Still, the new oil exploits in the Americas suggest that technology may be trumping geology, especially in the region’s two largest economies, the United States and Brazil. The rock formations in Texas and North Dakota were thought to be largely fruitless propositions before contentious exploration methods involving horizontal drilling and hydraulic fracturing — the blasting of water, chemicals and sand through rock to free oil inside, known as fracking — gained momentum.

While the contamination of water supplies by fracking is a matter of fierce environmental debate, the technology is already reversing long-declining oil production in the United States, with overall output from locations where oil is contained in shale and other rocks projected to exceed two million barrels a day by 2020, according to some estimates. The United States already produces about half of its own oil needs, so the increase could help it further peel away dependence on foreign oil.

The challenges of tapping Brazil’s new offshore fields, located beneath 6,000 feet of water and salt beds formed by the evaporation of ancient oceans, are even greater. Petrobras, which has ambitions of surpassing ExxonMobil as the world’s largest publicly traded oil company, is investing more than $200 billion to meet its goals.

“Brazil will become an oil power by the end of the decade, with production in line with that of Iran,” said Pedro Cordeiro, an energy consultant here for Bain Company, who sees the country’s oil production climbing to 5.5 million barrels a day by 2020.

Construction backlogs could slow Brazil’s offshore expansion. But resurgent industries related to the oil boom, like shipbuilding, and strategic efforts like nuclear submarine construction to defend oil wells, underscore Brazil’s plan of using its energy resources to project global power from this hemisphere.

“No other place on the planet is seeing this kind of investment,” said Márcio Mello, a former Petrobras geologist who is now the chief executive of HRT, a new oil company based here. “This decade is our chance to rise.”

Optimism is plentiful here, and even a bit of hubris can creep into conversation. Still, oil analysts say the hemisphere’s new energy profile is already challenging the sway OPEC has long held.

Canada, for instance, is already the top petroleum exporter to the United States, followed by Mexico. Beyond that, output from Canada’s oil sands may almost double to three million barrels a day by 2020, and there is an effort under way to build a pipeline to the Gulf Coast, stirring an environmental debate.

Investors from other regions, notably Chinese oil companies, are also wading into the hemisphere’s oil plays, whether in Brazil’s “pre salt” fields or the tight oil areas in the United States. They are looking to secure new oil supplies or gain expertise that would help them explore similar rock formations within their own borders.

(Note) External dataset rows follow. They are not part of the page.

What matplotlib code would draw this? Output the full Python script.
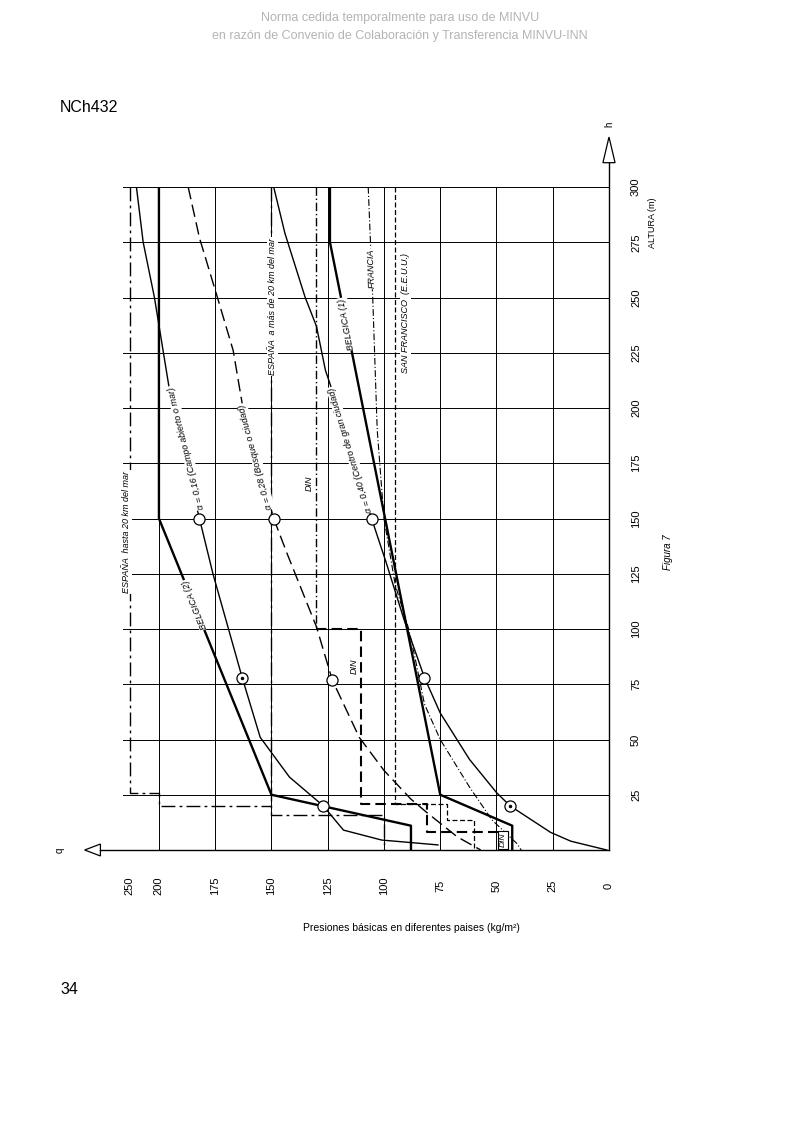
import matplotlib.pyplot as plt
from matplotlib.patches import Polygon

plt.rcParams['font.family'] = ['Liberation Sans', 'DejaVu Sans']

# Figura 7 of NCh432: basic wind pressure (kg/m2) against height (m),
# drawn rotated on the page: pressure runs right-to-left, height bottom-to-top.
# The '250' mark of the pressure scale sits at about 213 of the linear scale.

p_ticks = [0, 25, 50, 75, 100, 125, 150, 175, 200]
p_labels = ['0', '25', '50', '75', '100', '125', '150', '175', '200']
p_mark_250 = 213
h_ticks = [25, 50, 75, 100, 125, 150, 175, 200, 225, 250, 275, 300]

# power-law profiles
a016_p = [210, 207, 202, 198, 194, 182, 176, 163, 155, 142, 127, 118, 101, 76]
a016_h = [300, 275, 250, 225, 200, 150, 125, 78, 51, 33, 20, 9, 4.5, 2.3]
a028_p = [187, 182, 174, 167, 163, 149, 143, 130, 123, 111, 100, 88, 81, 67.5, 57]
a028_h = [300, 277, 250, 226, 202, 150, 134, 101, 77, 51, 36, 23, 17, 6, 0]
a040_p = [149, 144, 135, 130, 126, 121, 113, 105.5, 99, 91, 82, 75, 62, 50, 44, 26, 17, 1]
a040_h = [300, 279, 250, 237, 217, 202, 175, 150, 130, 104, 78, 62, 41, 26, 20, 8, 4, 0]

ring_p = [182, 127, 149, 123, 105.5, 82]
ring_h = [150, 20, 150, 77, 150, 78]
dot_ring_p = [163, 44]
dot_ring_h = [78, 20]

# national codes
belg1_p = [124, 124, 75, 43, 43]
belg1_h = [300, 275, 25, 11, 0]
belg2_p = [200, 200, 150, 88, 88]
belg2_h = [300, 150, 25, 11, 0]
francia_p = [107, 105, 103, 100, 95, 89, 86, 82, 75, 62, 52, 41, 39]
francia_h = [300, 250, 190, 150, 120, 100, 86, 66, 50, 28.5, 13.6, 3, 0]
sf_p = [95, 95, 72, 72, 60, 60]
sf_h = [300, 21, 21, 13.6, 13.6, 0]
din_p = [130, 130, 110, 110, 81, 81, 45, 45]
din_h = [300, 100, 100, 21, 21, 8, 8, 0]
esp_costa_p = [213, 213, 200, 200, 150]
esp_costa_h = [300, 26, 26, 20, 20]
esp_interior_p = [150, 150, 100, 100]
esp_interior_h = [300, 16, 16, 0]

fig = plt.figure(figsize=(8, 11.31), dpi=100)
fig.patch.set_facecolor('white')
ax = fig.add_axes([120 / 800, 1 - 850 / 1131, 489 / 800, 663 / 1131])
ax.set_xlim(217.3, 0)
ax.set_ylim(0, 300)
ax.axis('off')

k = 'black'
# grid
for p in p_ticks[1:]:
    ax.plot([p, p], [0, 300], color=k, lw=0.7)
for h in h_ticks:
    ax.plot([216, 0], [h, h], color=k, lw=0.7)

# axes with open arrow heads
ax.plot([0, 0], [0, 311], color=k, lw=1.0, clip_on=False)
ax.plot([226, 0], [0, 0], color=k, lw=1.0, clip_on=False)
ax.add_patch(Polygon([(2.7, 311), (-2.7, 311), (0, 322.6)], closed=True,
                     fc='white', ec=k, lw=0.9, clip_on=False))
ax.add_patch(Polygon([(226, 2.7), (226, -2.7), (233, 0)], closed=True,
                     fc='white', ec=k, lw=0.9, clip_on=False))
ax.text(0, 327, 'h', rotation=90, fontsize=7, ha='center', va='bottom')
ax.text(244, 0, 'q', rotation=90, fontsize=7, ha='center', va='center')

# curves
ax.plot(a016_p, a016_h, color=k, lw=1.0)
ax.plot(a028_p, a028_h, color=k, lw=1.0, dashes=(9, 4))
ax.plot(a040_p, a040_h, color=k, lw=1.0)
ax.plot(belg1_p, belg1_h, color=k, lw=1.7)
ax.plot(belg2_p, belg2_h, color=k, lw=1.7)
ax.plot(francia_p, francia_h, color=k, lw=0.8, dashes=(6, 2, 1, 2))
ax.plot(sf_p, sf_h, color=k, lw=0.9, dashes=(4, 2))
# DIN: light above 100 m, heavy steps below
ax.plot(din_p[:2], din_h[:2], color=k, lw=1.0, dashes=(6, 2, 1, 2))
ax.plot(din_p[1:], din_h[1:], color=k, lw=1.5, dashes=(5, 2.5))
ax.plot(esp_costa_p, esp_costa_h, color=k, lw=1.0, dashes=(10, 3, 2, 3))
ax.plot(esp_interior_p, esp_interior_h, color=k, lw=1.0, dashes=(10, 3, 2, 3))

ax.plot(ring_p, ring_h, 'o', ms=8, mfc='white', mec=k, mew=0.9, ls='none', zorder=5)
ax.plot(dot_ring_p, dot_ring_h, 'o', ms=8, mfc='white', mec=k, mew=0.9, ls='none', zorder=5)
ax.plot(dot_ring_p, dot_ring_h, '.', ms=3, color=k, ls='none', zorder=6)

# labels along the curves
lab = dict(fontsize=6.5, style='italic', ha='center', va='center',
           bbox=dict(fc='white', ec='none', pad=0.6), zorder=7)
ax.text(214.5, 144, 'ESPAÑA  hasta 20 km del mar', rotation=90, **lab)
ax.text(184, 111, 'BELGICA (2)', rotation=112, **lab)
ax.text(188, 182, 'α = 0,16 (Campo abierto o mar)', rotation=104, **lab)
ax.text(157, 178, 'α = 0,28 (Bosque o ciudad)', rotation=105, **lab)
ax.text(115, 181, 'α = 0,40 (Centro de gran ciudad)', rotation=107, **lab)
ax.text(149.5, 246, 'ESPAÑA  a más de 20 km del mar', rotation=90, **lab)
ax.text(116.5, 238, 'BELGICA (1)', rotation=101, **lab)
ax.text(105.5, 263, 'FRANCIA', rotation=92, **lab)
ax.text(90.5, 243, 'SAN FRANCISCO  (E.E.U.U.)', rotation=90, **lab)
ax.text(133, 166, 'DIN', rotation=90, **lab)
ax.text(113, 83, 'DIN', rotation=90, **lab)
ax.text(47, 4.5, 'DIN', rotation=90, fontsize=6, style='italic', ha='center', va='center',
        bbox=dict(fc='white', ec=k, lw=0.8, pad=1.0), zorder=7)

# tick labels
for p, s in zip(p_ticks, p_labels):
    ax.text(p, -16.3, s, rotation=90, fontsize=8, ha='center', va='center')
ax.text(p_mark_250, -16.3, '250', rotation=90, fontsize=8, ha='center', va='center')
for h in h_ticks:
    ax.text(-12, h, str(h), rotation=90, fontsize=8, ha='center', va='center')
ax.text(-19.5, 284, 'ALTURA (m)', rotation=90, fontsize=6.5, ha='center', va='center')

# page texts
fig.text(0.5, 1 - 18 / 1131, 'Norma cedida temporalmente para uso de MINVU',
         color='#b4b4b4', fontsize=9, ha='center', va='center')
fig.text(0.5, 1 - 36 / 1131,
         'en razón de Convenio de Colaboración y Transferencia MINVU-INN',
         color='#b4b4b4', fontsize=9, ha='center', va='center')
fig.text(60 / 800, 1 - 107 / 1131, 'NCh432', fontsize=11.5, ha='left', va='center')
fig.text(60 / 800, 1 - 990 / 1131, '34', fontsize=11.5, ha='left', va='center')
fig.text(411 / 800, 1 - 928 / 1131, 'Presiones básicas en diferentes paises (kg/m²)',
         fontsize=7.5, ha='center', va='center')
fig.text(668 / 800, 1 - 552 / 1131, 'Figura 7', rotation=90, style='italic',
         fontsize=7, ha='center', va='center')

fig.savefig('out.png', dpi=100, facecolor='white')
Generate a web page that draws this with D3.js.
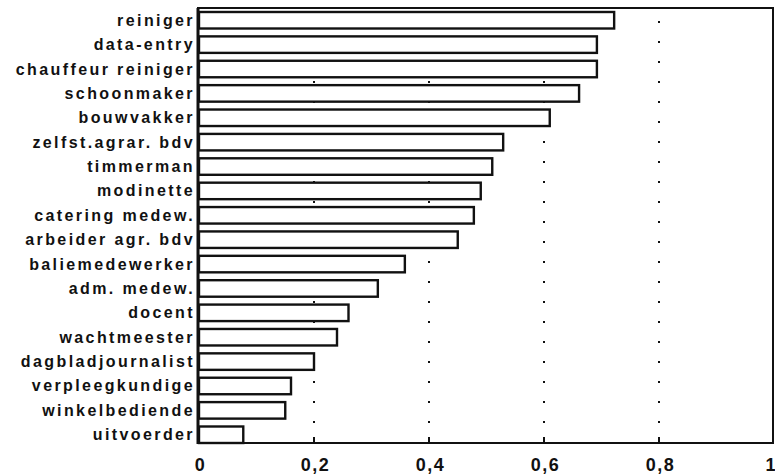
<!DOCTYPE html>
<html>
<head>
<meta charset="utf-8">
<script src="https://cdn.jsdelivr.net/npm/d3@7/dist/d3.min.js"></script>
<style>
  html, body { margin: 0; padding: 0; background: #fff; }
  svg { display: block; }
</style>
</head>
<body>
<svg id="chart" width="775" height="475"></svg>
<script>
const categories = [
  "reiniger", "data-entry", "chauffeur reiniger", "schoonmaker", "bouwvakker",
  "zelfst.agrar. bdv", "timmerman", "modinette", "catering medew.", "arbeider agr. bdv",
  "baliemedewerker", "adm. medew.", "docent", "wachtmeester", "dagbladjournalist",
  "verpleegkundige", "winkelbediende", "uitvoerder"
];
const values = [
  0.722, 0.692, 0.692, 0.661, 0.610,
  0.529, 0.510, 0.490, 0.478, 0.450,
  0.358, 0.311, 0.260, 0.240, 0.200,
  0.160, 0.150, 0.077
];
const tickValues = [0, 0.2, 0.4, 0.6, 0.8, 1];
const tickLabels = ["0", "0,2", "0,4", "0,6", "0,8", "1"];

const svg = d3.select("#chart");
const mLeft = 199, mRight = 774, mTop = 8, mBottom = 443;

const x = d3.scaleLinear().domain([0, 1]).range([mLeft, mRight]);
const y = d3.scaleBand().domain(categories).range([12, mBottom]).paddingInner(0.323).paddingOuter(0);

const font = "'Liberation Sans', Arial, Helvetica, sans-serif";

// dotted gridlines (drawn below bars)
svg.append("g").selectAll("line")
  .data(tickValues.filter(v => v > 0 && v < 1))
  .join("line")
  .attr("x1", d => x(d)).attr("x2", d => x(d))
  .attr("y1", mBottom).attr("y2", mTop)
  .attr("stroke", "#111").attr("stroke-width", 2)
  .attr("stroke-dasharray", "2,18");

// small tick marks on the bottom axis
svg.append("g").selectAll("line")
  .data(tickValues.filter(v => v > 0 && v < 1))
  .join("line")
  .attr("x1", d => x(d)).attr("x2", d => x(d))
  .attr("y1", mBottom).attr("y2", mBottom - 6)
  .attr("stroke", "#111").attr("stroke-width", 2);

// bars
svg.append("g").selectAll("rect")
  .data(categories)
  .join("rect")
  .attr("x", x(0))
  .attr("y", d => y(d))
  .attr("width", (d, i) => x(values[i]) - x(0))
  .attr("height", y.bandwidth())
  .attr("fill", "#fff")
  .attr("stroke", "#111")
  .attr("stroke-width", 2.4);

// frame
svg.append("rect")
  .attr("x", mLeft - 1).attr("y", mTop)
  .attr("width", 773 - (mLeft - 1)).attr("height", mBottom - mTop)
  .attr("fill", "none").attr("stroke", "#111").attr("stroke-width", 2);
svg.append("line")
  .attr("x1", mLeft - 1).attr("x2", mLeft - 1).attr("y1", mTop).attr("y2", mBottom + 1)
  .attr("stroke", "#111").attr("stroke-width", 3);

// category labels
svg.append("g").selectAll("text")
  .data(categories)
  .join("text")
  .attr("x", 195)
  .attr("y", d => y(d) + y.bandwidth() / 2 + 5.5)
  .attr("text-anchor", "end")
  .attr("font-family", font)
  .attr("font-weight", "bold")
  .attr("font-size", 16)
  .attr("letter-spacing", 2.4)
  .attr("fill", "#111")
  .text(d => d);

// x axis labels
const axis = d3.axisBottom(x)
  .tickValues(tickValues)
  .tickFormat((d, i) => tickLabels[i])
  .tickSize(0)
  .tickPadding(0);
const gAxis = svg.append("g").attr("transform", `translate(0,${mBottom})`).call(axis);
gAxis.select(".domain").remove();
gAxis.selectAll("text")
  .attr("y", 28)
  .attr("dy", 0)
  .attr("dx", 1)
  .attr("font-family", font)
  .attr("font-weight", "bold")
  .attr("font-size", 18)
  .attr("letter-spacing", 1.5)
  .attr("fill", "#111");
gAxis.selectAll(".tick").filter(d => d === 1).select("text")
  .attr("text-anchor", "end")
  .attr("letter-spacing", 0)
  .attr("dx", 1);
</script>
</body>
</html>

The United States and Brazil do not see eye to eye on every issue — the Obama administration is still hesitant about endorsing the country’s ambition for a permanent seat on the United Nations Security Council — but the hemisphere’s two largest economies are strengthening energy ties, further cementing an already expansive economic relationship.

As the United States has cut OPEC imports by more than a million barrels a day since 2007, Brazil and Colombia have emerged as leading suppliers to the American market, surpassing Kuwait.

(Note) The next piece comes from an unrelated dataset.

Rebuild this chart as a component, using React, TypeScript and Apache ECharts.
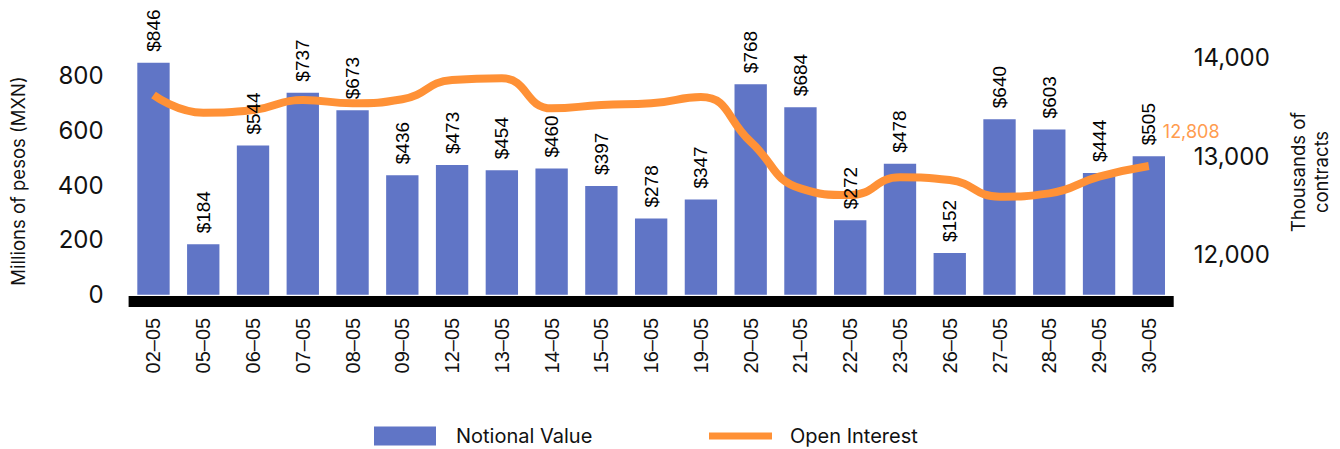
import React, { useEffect, useRef } from "react";
import * as echarts from "echarts";

const categories = [
  "02–05", "05–05", "06–05", "07–05", "08–05", "09–05", "12–05", "13–05", "14–05", "15–05",
  "16–05", "19–05", "20–05", "21–05", "22–05", "23–05", "26–05", "27–05", "28–05", "29–05", "30–05",
];
const notionalValue = [846, 184, 544, 737, 673, 436, 473, 454, 460, 397, 278, 347, 768, 684, 272, 478, 152, 640, 603, 444, 505];
const openInterest = [13528, 13349, 13376, 13478, 13444, 13485, 13681, 13698, 13393, 13427, 13444, 13508, 13054, 12581, 12513, 12693, 12665, 12496, 12530, 12699, 12808];

const BAR = "#6075C6";
const ORANGE = "#FF9136";
const TXT = "#111111";

export default function App() {
  const ref = useRef<HTMLDivElement>(null);
  useEffect(() => {
    document.body.style.margin = "0";
    const chart = echarts.init(ref.current!, null, { renderer: "svg" });
    const barLabel = {
      show: true, position: "top", rotate: 90, align: "left", verticalAlign: "middle", distance: 11,
      fontFamily: "Liberation Sans", fontSize: 19, color: "#000",
      formatter: (p: any) => "$" + p.value,
    };
    chart.setOption({
      animation: false,
      grid: { left: 128.6, right: 166.3, top: 20.5, bottom: 154.2 },
      legend: [
        {
          left: 374, top: 426, padding: 0, itemWidth: 62, itemHeight: 19,
          data: [{ name: "Notional Value", icon: "rect" }],
          textStyle: { fontFamily: "Inter", fontSize: 20, color: TXT, lineHeight: 20, padding: [0, 0, 0, 15] },
        },
        {
          left: 709, top: 426, padding: 0, itemWidth: 63, itemHeight: 7,
          data: [{ name: "Open Interest", icon: "rect" }],
          textStyle: { fontFamily: "Inter", fontSize: 20, color: TXT, lineHeight: 20, padding: [0, 0, 0, 13] },
        },
      ],
      xAxis: {
        type: "category",
        data: categories,
        offset: 6,
        axisLine: { onZero: false, lineStyle: { color: "#000", width: 11, cap: "butt" } },
        axisTick: { show: false },
        axisLabel: { rotate: 90, margin: 17, fontFamily: "Liberation Sans", fontSize: 20, color: TXT, interval: 0 },
      },
      yAxis: [
        {
          type: "value", min: 0, max: 1000, interval: 200,
          splitLine: { show: false }, axisLine: { show: false }, axisTick: { show: false },
          axisLabel: { showMaxLabel: false, margin: 25, fontFamily: "Inter", fontSize: 24, color: TXT },
        },
        {
          type: "value", min: 11500, max: 14285, interval: 500, position: "right",
          splitLine: { show: false }, axisLine: { show: false }, axisTick: { show: false },
          axisLabel: {
            margin: 20, fontFamily: "Inter", fontSize: 24, color: TXT,
            verticalAlign: "top", lineHeight: 18,
            formatter: (v: number) => (v % 1000 === 0 ? v.toLocaleString("en-US") : ""),
          },
        },
      ],
      graphic: [
        {
          type: "text", x: 18, y: 181, rotation: Math.PI / 2,
          style: { text: "Millions of pesos (MXN)", fontFamily: "Inter", fontSize: 18.5, fill: TXT, align: "center", verticalAlign: "middle" },
        },
        {
          type: "text", x: 1309, y: 172, rotation: Math.PI / 2,
          style: { text: "Thousands of\ncontracts", fontFamily: "Inter", fontSize: 18.5, lineHeight: 23, fill: TXT, align: "center", verticalAlign: "middle" },
        },
      ],
      series: [
        {
          name: "Notional Value",
          type: "bar",
          data: notionalValue,
          barGap: "-100%",
          barCategoryGap: "35%",
          itemStyle: { color: BAR },
          z: 2,
        },
        {
          name: "Open Interest",
          type: "line",
          yAxisIndex: 1,
          data: openInterest,
          smooth: true,
          showSymbol: false,
          lineStyle: { color: ORANGE, width: 8 },
          itemStyle: { color: ORANGE },
          z: 3,
          endLabel: {
            show: true, distance: 5, offset: [9, -34],
            fontFamily: "Inter", fontSize: 18, color: "#FF9C4F",
            formatter: (p: any) => Number(p.value).toLocaleString("en-US"),
          },
        },
        {
          name: "Notional Value labels",
          type: "bar",
          data: notionalValue,
          barGap: "-100%",
          barCategoryGap: "35%",
          itemStyle: { color: "rgba(0,0,0,0)" },
          silent: true,
          z: 5,
          label: barLabel,
        },
      ],
    });
    return () => chart.dispose();
  }, []);
  return <div ref={ref} style={{ width: 1340, height: 449 }} />;
}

President Obama visited Brazil in March, refusing to delay the trip even as war was raging in Libya, emphasizing while here that he wanted the United States to be a “major customer” for Brazil’s oil once production climbed at new fields.

American officials came again for talks in August, focusing on offshore exploration and biofuels cooperation. The United States is close to overtaking Brazil as the world’s largest ethanol exporter, a significant turn, and American producers may actually increase their corn ethanol exports to Brazil. The shift stems from factors including weak harvests of sugar, which is used in Brazil to produce ethanol, and rising costs for land and labor.

The hemisphere’s capacity to meet demand for fuels from sources of new importance, whether agriculture or shale formations, is arguably what makes it competitive with countries like Iraq and Libya, which have abundant conventional reserves but face hurdles getting the oil out of the ground.

“Middle East turmoil is almost always bad for oil production,” said Amy Myers Jaffe, associate director of Rice University’s Energy Program. “This should make the world’s megasuppliers nervous, since the pendulum has already begun to move in this direction.”